Research

Community Inclusionist William Kiernan

William Kiernan delivers the keynote address at the National Conference on Disability, Inclusion, and Community Service.
Dr. William Kiernan, director of the nationally acclaimed UMass Boston Institute for Community Inclusion, delivers the keynote address at the National Conference on Disability, Inclusion, and Community Service.


February 2013

In 1967, aglow in the success of graduating from Boston University with a B.A. in psychology, Bill Kiernan pushed open the doors to the South Shore Rehabilitation Center, taking stock of the road ahead. As a counselor there he began what has become an endless pilgrimage to achieve social justice for people with disabilities.

During his March 2011 testimony before the U.S. Equal Opportunity Employment Commission, he stated, “The evolution of the self advocacy movement has again shown that persons with disabilities do not want to live in poverty, work in segregated settings, or be told what they have to do. Many in the self-advocacy movement seek to be involved and have adopted the mantra ‘Nothing about us without us’...There are clear messages coming from the self-advocates and students with disabilities that employment and getting out of poverty are a goal for them.”

Under his leadership as director, the Institute for Community Inclusion (ICI), a joint venture of UMass Boston and Children’s Hospital Boston, has inspired and drawn to it a cadre of true believers, some of them with disabilities. The ICI staff members and partners work tirelessly to ensure the full participation of the disabled in all aspects of society. In 2012, Kiernan was appointed founding dean of the UMass Boston School for Global Inclusion and Social Development.

Kiernan has also served as president of the American Association on Intellectual and Developmental Disabilities, as well as the president of the Association of University Centers on Disabilities. In addition to holding a Ph.D. in rehabilitation and special education from Boston College, Kiernan has a master’s in rehabilitation counseling and a second master’s in business administration with a concentration in health care management from Boston University.

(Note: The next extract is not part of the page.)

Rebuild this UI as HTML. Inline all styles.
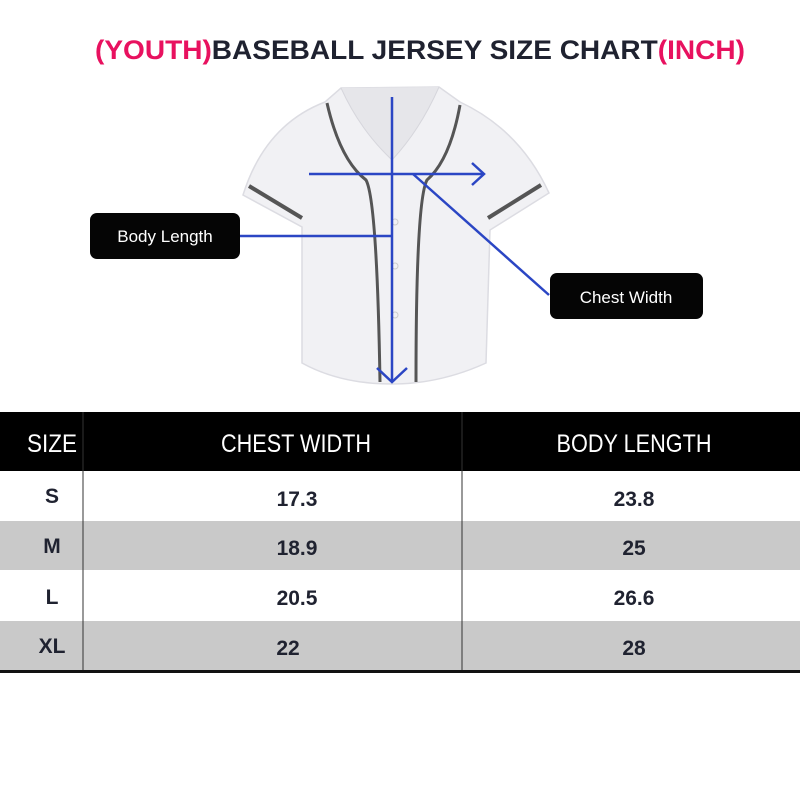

In 2010, Kiernan was awarded a $16.8 million, five-year grant by the U.S. Department of Education—the largest in UMass Boston’s history. The grant’s purpose is to help state agencies assist people with disabilities find paid work in their communities. The project’s first goal is to create a national model for state agencies, train agencies to implement this model, and evaluate the model’s effectiveness.

The project focuses on people who receive Social Security Disability Insurance (SSDI) and are using their state’s vocational rehabilitation agency services. Those who are eligible for both SSDI and state vocational services are likely to have significant physical, health-related, psychiatric, sensory, intellectual, or communication disabilities. In most cases, these people acquired their disability after taking part in the workforce for some number of years and contributing to Social Security.

The project’s second primary goal is to demonstrate the value of employment services to SSDI beneficiaries, the Social Security Administration, other state and federal agencies, disability advocates, politicians, employers, and the nation’s citizenry.

There are few greater forms of courage than that shown by a person with a disability who greets each day with dignity and the resolve to go on living as they, not others, choose. Through his work at the ICI, Kiernan and his colleagues help promote this courage.